The degree of difficulty in Ellen Taaffe Zwilich’s 1988 Piano Trio is off the charts. Blazing runs form wild gestures filled with toe-stubbing rests in all the wrong places. (Those scales reminded me of the Tasmanian Devil’s whirlwind locomotion in those old Looney Toons.) Some of them mutter and scuttle, others unleash Expressionist fury at high volume, and all of them advance at a breakneck pace. These crazed scales contrast sharply with disjunct, moonstruck melodies that are utterly static.
The second movement features an incantatory cello melody and a freaky piano solo with two set against three in the most uncomfortable ways imaginable. The finale reworks all of the above material an utterly fantastical ways and at an even more furious pace. This tense, formidable music never offers a relaxed moment. Zwilich is up in your face and in the players’ faces throughout. It’s all about thrills and chills, and these delivered them with the boldest sort of virtuosity.
Rachmaninoff went to another extreme in his youthful Trio Élégiaque No. 1 in G minor, from 1892. Just as Almond, deMaine and Armstrong went all the way with Zwilich’s classical thrash, they went all the way with Rachmaninoff’s glamorous melancholy.

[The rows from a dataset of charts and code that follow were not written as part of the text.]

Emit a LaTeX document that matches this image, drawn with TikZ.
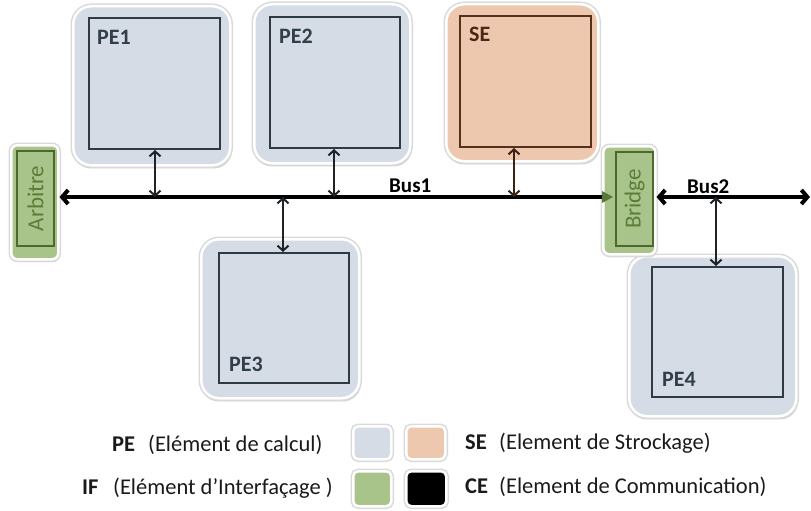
\documentclass[tikz,border=0pt]{standalone}
\usepackage{fontspec}
\setmainfont{Carlito}
\usetikzlibrary{arrows.meta,shadows}
\definecolor{peblue}{HTML}{D5DCE6}
\definecolor{peedge}{HTML}{2E3A46}
\definecolor{petext}{HTML}{323E4A}
\definecolor{sefill}{HTML}{EEC8AE}
\definecolor{seedge}{HTML}{55301C}
\definecolor{setext}{HTML}{4A2816}
\definecolor{iffill}{HTML}{A9C48B}
\definecolor{ifedge}{HTML}{4B6A2A}
\definecolor{iftext}{HTML}{5C7D38}
\definecolor{conncol}{HTML}{1E2328}
\definecolor{legcol}{HTML}{1A1A1A}
\begin{document}
\begin{tikzpicture}[x=1pt,y=-1pt,
  outerbox/.style={draw=white, line width=2.5pt, rounded corners=18pt, anchor=north west, inner sep=0pt,
    drop shadow={shadow xshift=0.6pt, shadow yshift=-2pt, shadow scale=1.015, fill=black!45, opacity=0.4},
    preaction={draw=black!15, line width=5.5pt}},
  smallbox/.style={outerbox, rounded corners=6pt},
  innerbox/.style={draw, line width=2pt, anchor=north west, inner sep=0pt},
  boxlabel/.style={font=\fontsize{22}{26}\selectfont\bfseries, text=petext, anchor=base west, inner sep=0pt},
  iflabel/.style={font=\fontsize{23}{27}\selectfont, text=iftext, rotate=90, inner sep=0pt},
  buslabel/.style={font=\fontsize{21}{25}\selectfont\bfseries, text=black, anchor=base west, inner sep=0pt},
  bus/.style={draw=black, line width=4pt},
  conn/.style={draw=conncol, line width=2pt, <->, >={Straight Barb[length=5pt,width=11pt]}},
  legb/.style={font=\fontsize{22.5}{27}\selectfont\bfseries, text=legcol, anchor=base west, inner sep=0pt},
  legt/.style={font=\fontsize{22.5}{27}\selectfont, text=legcol, anchor=base west, inner sep=0pt},
  swatch/.style={outerbox, rounded corners=5pt}
]
\useasboundingbox (0,0) rectangle (811,511);

% PE1
\node[outerbox, fill=peblue, minimum width=157pt, minimum height=159pt] (pe1out) at (72,5) {};
\node[innerbox, draw=peedge, minimum width=131pt, minimum height=131pt] (pe1) at (88,17) {};
\node[boxlabel] (pe1lab) at (97,45) {PE1};
% PE2
\node[outerbox, fill=peblue, minimum width=156pt, minimum height=159pt] (pe2out) at (253,3) {};
\node[innerbox, draw=peedge, minimum width=130pt, minimum height=131pt] (pe2) at (269,16) {};
\node[boxlabel] (pe2lab) at (279,44) {PE2};
% SE
\node[outerbox, fill=sefill, minimum width=152pt, minimum height=157pt] (seout) at (445,3) {};
\node[innerbox, draw=seedge, minimum width=131pt, minimum height=131pt] (se) at (459,15) {};
\node[boxlabel, text=setext] (selab) at (469,42) {SE};
% PE3
\node[outerbox, fill=peblue, minimum width=158pt, minimum height=159pt] (pe3out) at (200,238) {};
\node[innerbox, draw=peedge, minimum width=130pt, minimum height=130pt] (pe3) at (218,252) {};
\node[boxlabel] (pe3lab) at (229,371) {PE3};
% PE4
\node[outerbox, fill=peblue, minimum width=167pt, minimum height=160pt] (pe4out) at (628,255) {};
\node[innerbox, draw=peedge, minimum width=131pt, minimum height=130pt] (pe4) at (651,266) {};
\node[boxlabel] (pe4lab) at (662,386) {PE4};
% Arbitre
\node[smallbox, fill=iffill, minimum width=47pt, minimum height=114pt] (arbout) at (10,144) {};
\node[innerbox, draw=ifedge, minimum width=37pt, minimum height=95pt] (arb) at (16,150) {};
\node[iflabel] (arbtxt) at (arb.center) {Arbitre};
% Bridge
\node[smallbox, fill=iffill, minimum width=52pt, minimum height=108pt] (brout) at (602,145) {};
\node[innerbox, draw=ifedge, minimum width=37pt, minimum height=94pt] (br) at (615,151) {};
\node[iflabel] (brtxt) at (br.center) {Bridge};

% bus junctions
\coordinate (j1) at (155,197);
\coordinate (j2) at (334,197);
\coordinate (j3) at (514,197);
\coordinate (j4) at (283,197);
\coordinate (j5) at (716,197);
\coordinate (busend) at (810,197);

% Bus1
\draw[bus, {Straight Barb[length=6pt,width=14pt]}-{Triangle[length=11pt,width=12pt,line width=0pt,color=ifedge!85!iffill]}]
  (arbout.east |- j1) -- ([xshift=11pt]brout.west |- j1);
\node[buslabel] (bus1lab) at (389,192) {Bus1};
% Bus2
\draw[bus, {Straight Barb[length=6pt,width=14pt]}-{Straight Barb[length=6pt,width=14pt]}]
  (brout.east |- j1) -- (busend);
\node[buslabel] (bus2lab) at (687,193) {Bus2};

% connectors
\draw[conn] (pe1.south -| j1) -- (j1);
\draw[conn] (pe2.south -| j2) -- (j2);
\draw[conn, draw=seedge!70!black] (se.south -| j3) -- (j3);
\draw[conn] (j4) -- (pe3.north -| j4);
\draw[conn] (j5) -- (pe4.north -| j5);

% legend
\node[legb] (lpe) at (112,451) {PE};
\node[legt] (lpet) at (148,451) {(Elément de calcul)};
\node[legb] (lif) at (82,494) {IF};
\node[legt] (lift) at (113,494) {(Elément d’Interfaçage )};
\node[swatch, fill=peblue, minimum width=38pt, minimum height=33pt] (swpe) at (352,425) {};
\node[swatch, fill=sefill, minimum width=39pt, minimum height=33pt] (swse) at (405,425) {};
\node[swatch, fill=iffill, minimum width=38pt, minimum height=35pt] (swif) at (352,470) {};
\node[swatch, fill=black, minimum width=40pt, minimum height=35pt] (swce) at (405,470) {};
\node[legb] (lse) at (465,449) {SE};
\node[legt] (lset) at (499,449) {(Element de Strockage)};
\node[legb] (lce) at (465,493) {CE};
\node[legt] (lcet) at (499,493) {(Element de Communication)};
\end{tikzpicture}
\end{document}
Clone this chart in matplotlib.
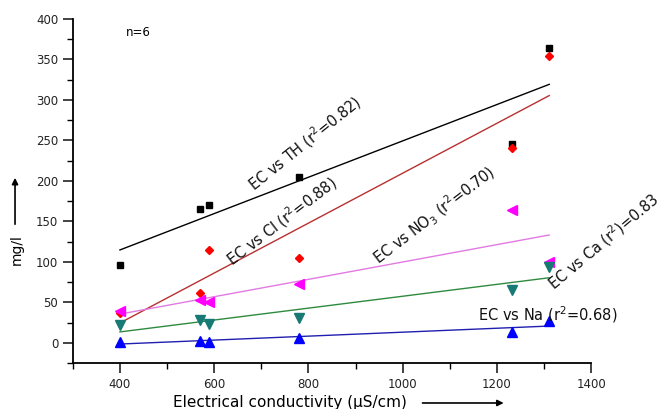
import matplotlib
matplotlib.use('Agg')
import matplotlib.pyplot as plt
from matplotlib.ticker import MultipleLocator
import numpy as np

# electrical conductivity of the six samples (uS/cm)
ec = np.array([400, 569, 588, 779, 1233, 1311])

th = np.array([96, 165, 170, 205, 245, 364])
cl = np.array([37, 61, 114, 104.5, 241, 354])
no3 = np.array([39, 53, 50, 72.5, 164, 100])
ca = np.array([22, 28, 23, 30.5, 65, 94])
na = np.array([1.5, 2.5, 1, 6, 13, 27])

xticks = [400, 600, 800, 1000, 1200, 1400]
yticks = [0, 50, 100, 150, 200, 250, 300, 350, 400]

fig = plt.figure(figsize=(6.62, 4.09), dpi=100)
ax = fig.add_axes([0.110, 0.1125, 0.783, 0.841])

series = [
    (th, 's', 'black', 'black', 5),
    (cl, 'D', 'red', '#b83030', 4.5),
    (no3, '<', '#ff00ff', '#e27ae2', 6.5),
    (ca, 'v', '#187a74', '#2e8a3e', 6.5),
    (na, '^', '#0000ff', '#2020b0', 6.5),
]

xfit = np.array([ec.min(), ec.max()])
for y, m, mc, lc, ms in series:
    k, b = np.polyfit(ec, y, 1)
    ax.plot(xfit, k * xfit + b, '-', color=lc, lw=1.0, zorder=2)
    ax.plot(ec, y, m, color=mc, ms=ms, ls='none', zorder=3)

ax.set_xlim(300, 1400)
ax.set_ylim(-25, 400)
ax.set_xticks(xticks)
ax.set_yticks(yticks)
ax.xaxis.set_minor_locator(MultipleLocator(100))
ax.yaxis.set_minor_locator(MultipleLocator(25))
ax.tick_params(which='major', direction='out', length=7, width=1.2, labelsize=8.5,
               colors='#222222')
ax.tick_params(which='minor', direction='out', length=4, width=1.0)
for s in ['top', 'right']:
    ax.spines[s].set_visible(False)
for s in ['left', 'bottom']:
    ax.spines[s].set_linewidth(1.3)
ax.spines['left'].set_bounds(-25, 400)
ax.spines['bottom'].set_bounds(300, 1400)

lab = dict(fontsize=10.5, ha='center', va='center', color='#111111')
ax.text(440, 383, 'n=6', fontsize=8.5, ha='center', va='center')
ax.text(792, 247, 'EC vs TH (r$^2$=0.82)', rotation=38.8, **lab)
ax.text(743, 150, 'EC vs Cl (r$^2$=0.88)', rotation=37.4, **lab)
ax.text(1067, 157, 'EC vs NO$_3$ (r$^2$=0.70)', rotation=37.5, **lab)
ax.text(1425, 125, 'EC vs Ca (r$^2$)=0.83', rotation=40, **lab)
ax.text(1307, 34.5, 'EC vs Na (r$^2$=0.68)', **lab)

fig.text(0.025, 0.39, 'mg/l', rotation=90, fontsize=10, ha='center', va='center')
fig.text(0.438, 0.0147, 'Electrical conductivity (\u00b5S/cm)', fontsize=11,
         ha='center', va='center')
fig.patches.append(matplotlib.patches.FancyArrowPatch(
    (0.0227, 0.445), (0.0227, 0.572), transform=fig.transFigure,
    arrowstyle='-|>', mutation_scale=9, lw=1.2, color='black'))
fig.patches.append(matplotlib.patches.FancyArrowPatch(
    (0.634, 0.0147), (0.765, 0.0147), transform=fig.transFigure,
    arrowstyle='-|>', mutation_scale=9, lw=1.2, color='black'))

fig.savefig('out.png', dpi=100)
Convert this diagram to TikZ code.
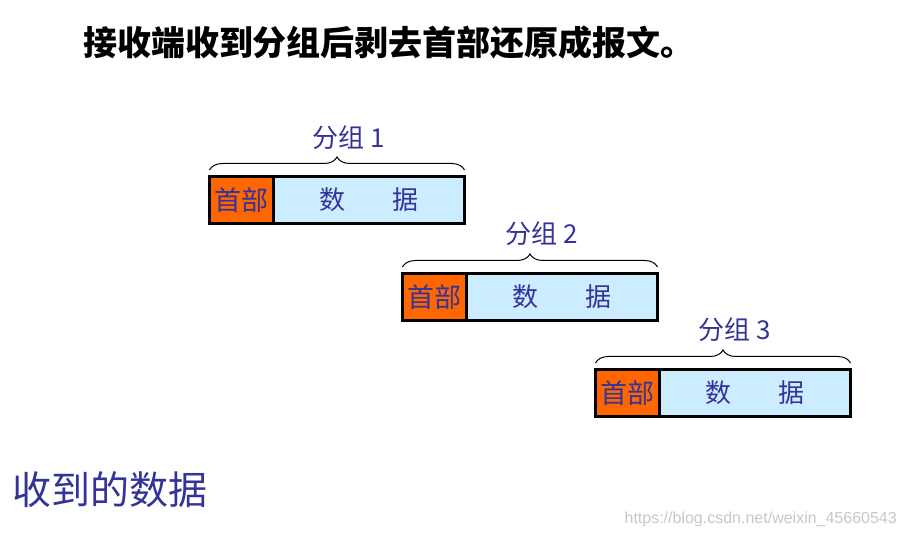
\documentclass[tikz,border=0pt]{standalone}
\usepackage{fontspec}
\setmainfont{Noto Sans CJK SC}
\newfontfamily\wmfont{Liberation Sans}
\usetikzlibrary{decorations.pathreplacing,calc}
\definecolor{hdr}{HTML}{FF6600}
\definecolor{dat}{HTML}{CCECFF}
\definecolor{ink}{HTML}{333399}
\begin{document}
\begin{tikzpicture}[x=1pt,y=-1pt,
  hdrbox/.style={draw=black, line width=3pt, fill=hdr, minimum width=63.5pt, minimum height=47pt,
    inner sep=0pt, outer sep=0pt, anchor=north west, text=ink, font=\fontsize{27}{27}\selectfont},
  datbox/.style={draw=black, line width=3pt, fill=dat, minimum width=191.5pt, minimum height=47pt,
    inner sep=0pt, outer sep=0pt, anchor=west, text=ink, font=\fontsize{26}{26}\selectfont},
  grpbrace/.style={decorate, decoration={brace, amplitude=13pt}, line width=1pt},
  grplabel/.style={text=ink, font=\fontsize{26}{26}\selectfont, inner sep=0pt}]
\useasboundingbox (0,0) rectangle (906,537);
\node[font=\fontsize{34}{34}\selectfont\bfseries, inner sep=0pt] (title) at (389,43) {接收端收到分组后剥去首部还原成报文。};
% packets
\node[hdrbox] (h1) at (209.5,176.5) {首部};
\node[datbox] (d1) at (h1.east) {数\hspace{1.8em}据};
\node[hdrbox] (h2) at (402.5,273.5) {首部};
\node[datbox] (d2) at (h2.east) {数\hspace{1.8em}据};
\node[hdrbox] (h3) at (595.5,369.5) {首部};
\node[datbox] (d3) at (h3.east) {数\hspace{1.8em}据};
% braces
\draw[grpbrace] ($(h1.north west)+(0,-6.5)$) -- ($(d1.north east)+(0,-6.5)$);
\draw[grpbrace] ($(h2.north west)+(0,-6.5)$) -- ($(d2.north east)+(0,-6.5)$);
\draw[grpbrace] ($(h3.north west)+(0,-6.5)$) -- ($(d3.north east)+(0,-6.5)$);
\node[grplabel] (g1) at (349,138) {分组 1};
\node[grplabel] (g2) at (542,234) {分组 2};
\node[grplabel] (g3) at (735,330) {分组 3};
\node[text=ink, font=\fontsize{39}{39}\selectfont, inner sep=0pt, anchor=west] (recv) at (12,490) {收到的数据};
\node[text=black!22, font=\wmfont\fontsize{16}{16}\selectfont, inner sep=0pt, anchor=east] (wm) at (897,519) {https://blog.csdn.net/weixin\_45660543};
\end{tikzpicture}
\end{document}
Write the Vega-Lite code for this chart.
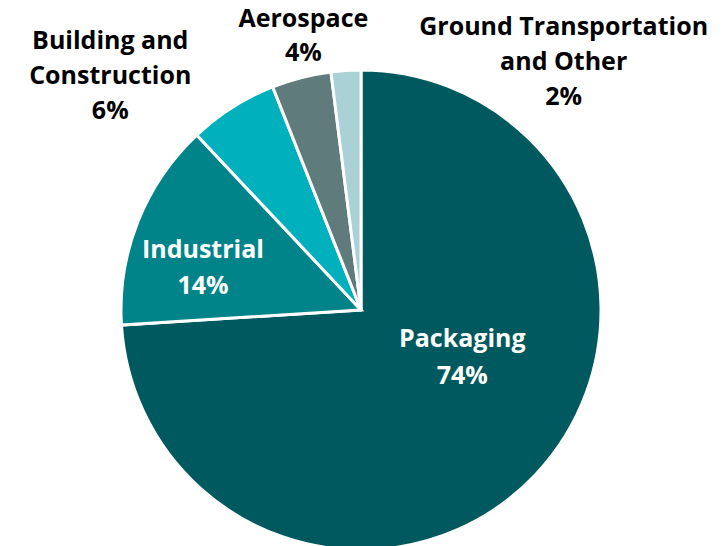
{
  "$schema": "https://vega.github.io/schema/vega-lite/v6.json",
  "width": 722,
  "height": 472,
  "padding": {"left": 0, "top": 74, "right": 6, "bottom": 0},
  "autosize": {"type": "none"},
  "background": "white",
  "config": {"view": {"stroke": null}},
  "data": {
    "values": [
      {"category": "Packaging", "value": 74, "label": "Packaging\n74%"},
      {"category": "Industrial", "value": 14, "label": "Industrial\n14%"},
      {"category": "Building and Construction", "value": 6, "label": "Building and\nConstruction\n6%"},
      {"category": "Aerospace", "value": 4, "label": "Aerospace\n4%"},
      {"category": "Ground Transportation and Other", "value": 2, "label": "Ground Transportation\nand Other\n2%"}
    ]
  },
  "transform": [
    {"stack": "value", "groupby": [], "as": ["v0", "v1"]},
    {"calculate": "(datum.v0 + datum.v1) / 2", "as": "mid"}
  ],
  "layer": [
    {
      "mark": {"type": "arc", "outerRadius": 240, "stroke": "white", "strokeWidth": 3},
      "encoding": {
        "theta": {"field": "v0", "type": "quantitative", "scale": {"domain": [0, 100]}, "stack": null},
        "theta2": {"field": "v1"},
        "color": {
          "field": "category",
          "type": "nominal",
          "legend": null,
          "scale": {
            "domain": ["Packaging", "Industrial", "Building and Construction", "Aerospace", "Ground Transportation and Other"],
            "range": ["#00595E", "#00848A", "#00B0BC", "#607B7B", "#A9D1D6"]
          }
        }
      }
    },
    {
      "transform": [{"filter": "datum.category == 'Packaging'"}],
      "mark": {"type": "text", "radius": 139, "dy": -66, "font": "Open Sans", "fontWeight": "bold", "fontSize": 25, "lineBreak": "\n", "lineHeight": 37, "align": "center", "baseline": "middle", "color": "white"},
      "encoding": {
        "theta": {"field": "mid", "type": "quantitative", "stack": null},
        "text": {"field": "label"}
      }
    },
    {
      "transform": [{"filter": "datum.category == 'Industrial'"}],
      "mark": {"type": "text", "radius": 170, "dy": 3, "font": "Open Sans", "fontWeight": "bold", "fontSize": 25, "lineBreak": "\n", "lineHeight": 36, "align": "center", "baseline": "middle", "color": "white"},
      "encoding": {
        "theta": {"field": "mid", "type": "quantitative", "stack": null},
        "text": {"field": "label"}
      }
    },
    {
      "transform": [{"filter": "datum.category == 'Building and Construction'"}],
      "mark": {"type": "text", "radius": 300, "dx": -90, "dy": -16, "font": "Open Sans", "fontWeight": "bold", "fontSize": 25, "lineBreak": "\n", "lineHeight": 35, "align": "center", "baseline": "middle", "color": "black"},
      "encoding": {
        "theta": {"field": "mid", "type": "quantitative", "stack": null},
        "text": {"field": "label"}
      }
    },
    {
      "transform": [{"filter": "datum.category == 'Aerospace'"}],
      "mark": {"type": "text", "radius": 280, "dx": 12, "dy": -20, "font": "Open Sans", "fontWeight": "bold", "fontSize": 25, "lineBreak": "\n", "lineHeight": 34, "align": "center", "baseline": "middle", "color": "black"},
      "encoding": {
        "theta": {"field": "mid", "type": "quantitative", "stack": null},
        "text": {"field": "label"}
      }
    },
    {
      "transform": [{"filter": "datum.category == 'Ground Transportation and Other'"}],
      "mark": {"type": "text", "radius": 260, "dx": 219, "dy": -24, "font": "Open Sans", "fontWeight": "bold", "fontSize": 25, "lineBreak": "\n", "lineHeight": 35, "align": "center", "baseline": "middle", "color": "black"},
      "encoding": {
        "theta": {"field": "mid", "type": "quantitative", "stack": null},
        "text": {"field": "label"}
      }
    }
  ]
}
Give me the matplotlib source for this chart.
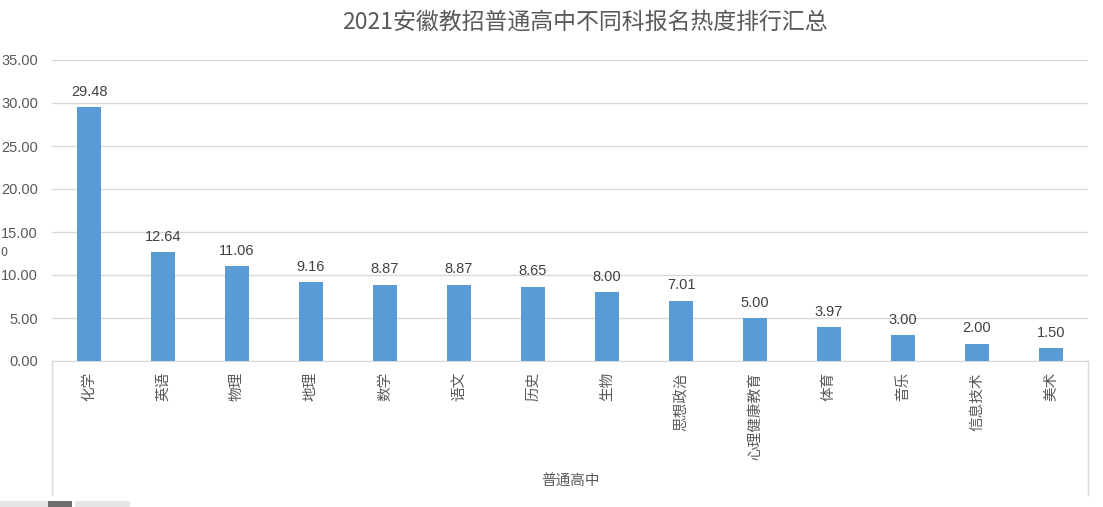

The generous vibrato and the yearning surge in the phrasing made for unabashed and affecting pathos.
Zwilich’s and Rachmaninoff’s pieces are essentially about one thing each. Brahms’ Trio No. 1 in B, Opus 8, though, is an expansive and varied sound world, rife with chorale, dance and ardent song, fitful in its swings between hushed intimacy and welling up into outbursts. The other pieces are short stories; Brahms wrote a novel.
This big-scale drama should ebb and flow, but always build. It should top itself again and again, though it seems for all the world as if all possible limits have been exceeded. Almond, deMaine and Armstrong, in complete technical and aesthetic command, built to climax after climax over four movements and reached the ultimate peak at the end. If you want more catharsis in your life, Brahms, Almond, Armstrong and deMaine have something for you.
This program, given at the Wisconsin Conservatory of Music, will be repeated at 7 p.m. Tuesday, Sept. 27. Tickets and info right here. Joel Van Haren shot some rehearsal video for this concert; click here to see it.
This would be worth seeing twice.
Frank Almond and Robert deMaine demonstrate once again that which for me has been a long-held belief, and that is that the most expressive instruments in the world are violin and cello and not the voice as many believe, much as I love opera and art song.
Andrew Armstrong on the piano is a full renewal of how the modern piano ought be played in this repertoire–just tremendous.
I was chatting to Edo deWaart afterward, and I made a general suggestion that is best not to retreat from limitations in the acoustic but to simply override it. He agreed that that is sometimes true.
I wouldn’t mind a double season subscription to this series so that I could see each of the remaining concerts both days.